A globalidade do ódio é exumada em todas sua multiculturalidade, como na saga da escritora cigana Ceija Stojka (1933-2013), da Áustria, que viveu em um campo de concentração nazista destinado a ciganos, em Birkenau. O coletivo espanhol Flo6x8, de Sevilha, Espanha, parte de uma estratégia de flash mobs e da linguagem do flamenco para declarar sua insurgência em relação ao sistema financeiro global.
Nesse sentido, o flamenco ultra heterodoxo do assombroso cantor Niño de Elche (nome artístico de Francisco Molina, de 38 anos, nascido em Elche, na Costa Branca da Espanha) vem para balançar tudo que se conheça do gênero tradicional. Niño de Elche foi definido, pelo jornal El Mundo, como “o homem que bombardeou o flamenco”. Em um dos seus trabalhos mais recentes, Niño gravou os chamados “cantes de ida y vuelta”, subgênero do flamenco resultante do regresso à Espanha da emigração partida à América Latina (e que trouxe, na bagagem, as mudanças introduzidas pelos gêneros locais, como rumba, guajira ou colombiana). “Quis pegar nesse estilo que existe no flamenco e desmistificá-lo, ampliá-lo e ligá-lo a temáticas que me interessa tratar, como a escravatura, o colonialismo, a violência, as drogas, as relações comerciais e os fluxos fronteiriços”.

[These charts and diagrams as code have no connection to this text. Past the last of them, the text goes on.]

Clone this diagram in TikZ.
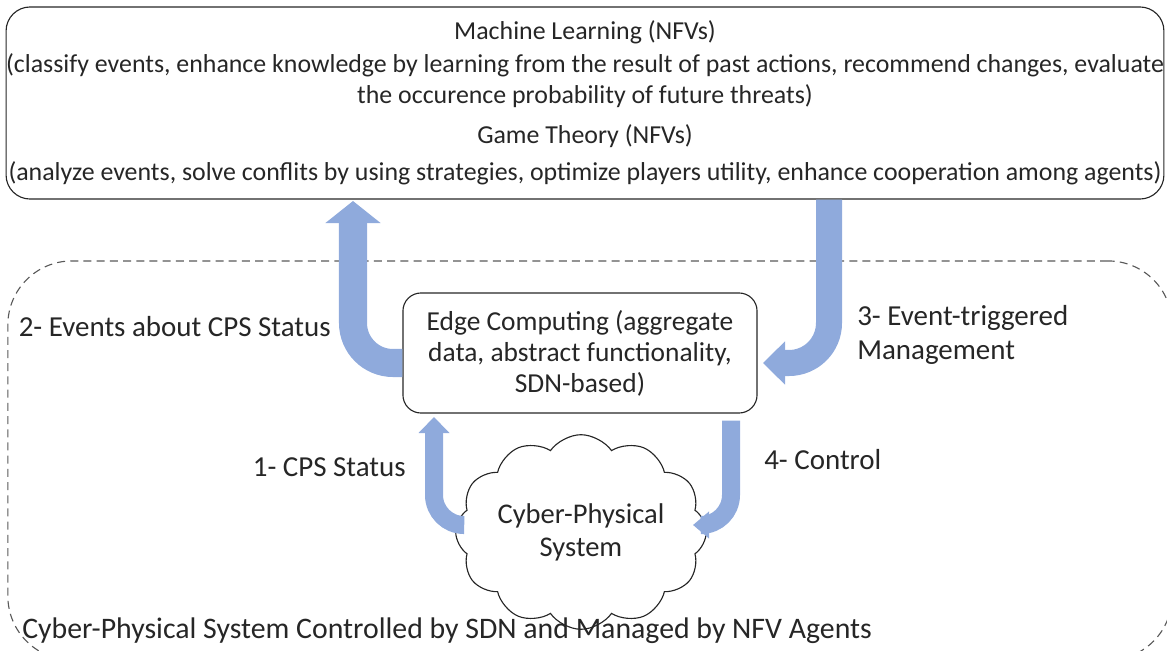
\documentclass[tikz,border=0pt]{standalone}
\usepackage{fontspec}
\setmainfont{Carlito}
\usetikzlibrary{shapes.symbols,arrows.meta,positioning}
\definecolor{flowblue}{HTML}{8FAADC}
\definecolor{inkgray}{HTML}{262626}
\definecolor{dashgray}{HTML}{595959}

\begin{document}
\begin{tikzpicture}[
    x=0.025cm, y=-0.025cm,
    font=\fontsize{18.4}{22}\selectfont, text=inkgray,
    mainbox/.style={rectangle, draw=inkgray, thick, rounded corners=0.6cm, align=center, inner sep=0pt},
    edgebox/.style={rectangle, draw=inkgray, thick, rounded corners=0.45cm, align=center, inner sep=0pt, font=\fontsize{19.5}{22}\selectfont},
    areabox/.style={rectangle, draw=dashgray, thick, dash pattern=on 0.2cm off 0.13cm, rounded corners=1.6cm},
    cps/.style={cloud, cloud puffs=12, cloud puff arc=110, aspect=1.4, draw=inkgray, thick, align=center, inner sep=0pt, font=\fontsize{20.3}{23.5}\selectfont},
    lbl/.style={inner sep=0pt, align=left, font=\fontsize{20.6}{24}\selectfont},
    bigflow/.style={draw=flowblue, line width=0.7cm, rounded corners=1cm},
    smallflow/.style={draw=flowblue, line width=0.45cm, rounded corners=0.75cm},
]
    \useasboundingbox (0,0) rectangle (1167,651);

    % Dashed area round the system
    \node[areabox, minimum width=29.1cm, minimum height=9.975cm] (area) at (590,460.5) {};

    % Upper box with the NFVs
    \node[mainbox, minimum width=28.9cm, minimum height=4.8cm] (nfv) at (585,103) {%
        Machine Learning (NFVs)\\[1pt]
        (classify events, enhance knowledge by learning from the result of past actions, recommend changes, evaluate\\
        the occurence probability of future threats)\\[7pt]
        Game Theory (NFVs)\\[4pt]
        (analyze events, solve conflits by using strategies, optimize players utility, enhance cooperation among agents)};

    % Edge computing and the system
    \node[edgebox, minimum width=8.85cm, minimum height=3cm] (edge) at (580,353) {Edge Computing (aggregate\\data, abstract functionality,\\SDN-based)};
    \node[cps, minimum width=5.75cm, minimum height=3.95cm] (sys) at (581,532) {Cyber-Physical\\System};

    % Bends of the flows
    \coordinate (up2) at (353,201);
    \coordinate (in3) at (763,363);
    \coordinate (up1) at (434,417);
    \coordinate (in4) at (693,525);

    % Flows
    \draw[bigflow, -{Triangle[width=1.35cm, length=0.55cm]}] (edge.west |- 0,363) -| (up2);
    \draw[bigflow, line width=0.65cm, -{Triangle[width=1.05cm, length=0.55cm]}] (nfv.south -| 829,0) |- (in3);
    \draw[smallflow, -{Triangle[width=0.75cm, length=0.4cm]}] (463,525) -| (up1);
    \draw[smallflow, -{Triangle[width=0.65cm, length=0.4cm]}] (edge.south -| 731,0) ++(0,7) |- (in4);

    % Labels
    \node[lbl, anchor=east] (l2) at (331,327) {2- Events about CPS Status};
    \node[lbl, anchor=west] (l3) at (857,335) {3- Event-triggered\\Management};
    \node[lbl, anchor=east] (l1) at (406,467) {1- CPS Status};
    \node[lbl, anchor=west] (l4) at (764,460) {4- Control};
    \node[lbl, anchor=west, font=\fontsize{21.2}{24}\selectfont] (larea) at (22,631) {Cyber-Physical System Controlled by SDN and Managed by NFV Agents};
\end{tikzpicture}
\end{document}
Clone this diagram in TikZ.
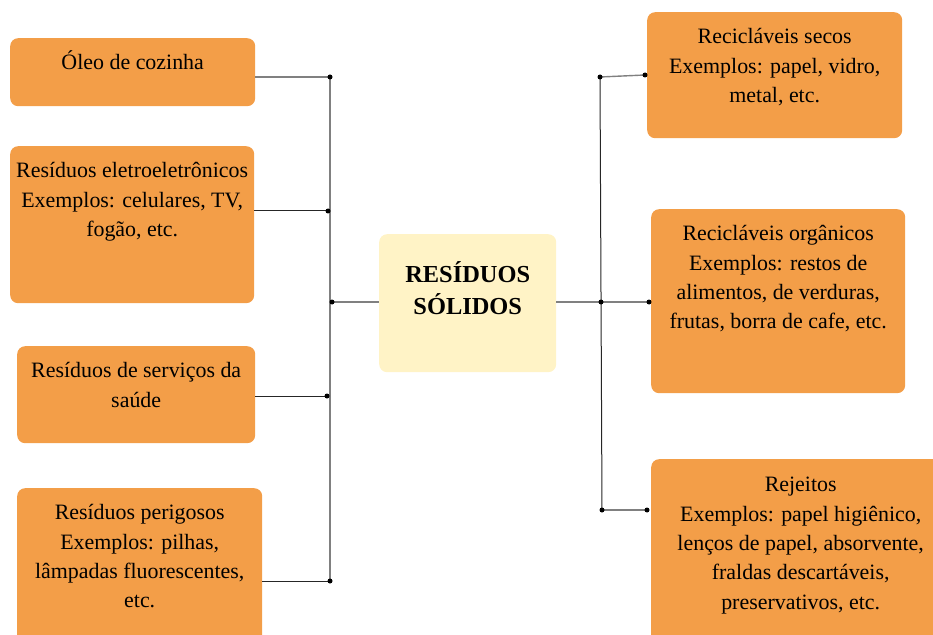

A amplitude de intercâmbios culturais da mostra é imensa. Vai até Roraima, de onde comparece a artista a indígena Macuxi Carmézia Emiliano, com representações do cotidiano e da cosmogonia de seu povo, e encontra em Paris o premiado cineasta israelense Amos Gitaï, que também é estrela da Bienal de Arquitetura de Veneza deste ano, mostra a obra Casa, Ruínas, Memórias, Futuro, na qual acompanha a história de uma casa no Oeste de Jerusalém durante 25 anos.
À parte o abstrato título, Coreografias do impossível, o exame do programa da Bienal, que será aberta em 6 de setembro no Ibirapuera com 120 convidados, revela uma rede de interrelações políticas no sentido mais amplo da palavra política e dos seus enfrentamentos contemporâneos.